Hezbollah’s eroding popular legitimacy is a result of both its foreign adventures and its complicity with the failure of domestic governance. In recent years, more Lebanese Shiites noticed and disapproved of the ostentatious wealth of Hezbollah’s second-generation party members and their families: their high-end apartments, luxury cars and SUV’s, designer clothing, and top-of-the-line cell phones. These overt manifestations of wealth conflict with Hezbollah’s original ethos of humility, austerity, and selflessness.

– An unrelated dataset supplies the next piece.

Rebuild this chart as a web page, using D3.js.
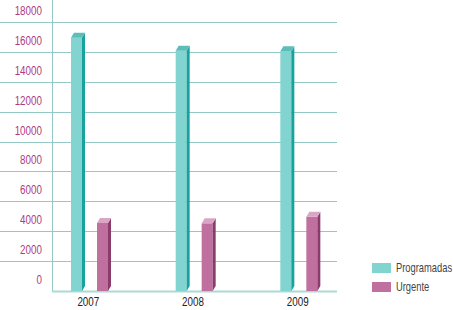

It contradicts Nasrallah’s assertion that the terror organization’s fighters did not go to war in order to achieve material advantage…
The current US administration could do much to put some sense into Lebanese politicians by warning them that Nasrallah’s playing with fire will end up turning Lebanon into a leper-state, much like Russia and Syria. The problem with the US administration is that they still believe that Lebanon and Hezbollah are separate units. Perhaps figures within Hezbollah, or Nasrallah’s Christian ally, President (of Lebanon) Michel Aoun, and his Free Patriotic Movement could restrain Nasrallah’s adventurism, but that didn’t happen in the past, and it is unlikely to happen now.
Although Israel would rather settle the maritime border with Lebanon diplomatically through negotiations, it cannot give in to Nasrallah’s provocations. Israel must be prepared for war while it is doing its utmost to bridge the differences with Beirut. This time, unlike the failures in the 2006 war, the Israel Defense Forces (IDF) Ground Forces must be adequately trained to fight on the Lebanese terrain and be sufficiently supplied. The Ground Forces, Navy, and Air Force must be fully coordinated.
The outcome of such a war, if it is to occur, will be costly to Israel, albeit, not catastrophic. For Lebanon, on the other hand, it would be devastating. Hezbollah might target its missiles on Tel Aviv and claim victory, but a ruined Lebanon will be the final straw for the Lebanese people. Hezbollah will pay the price for the war it provoked and initiated, and its reign in Lebanon will come to an end.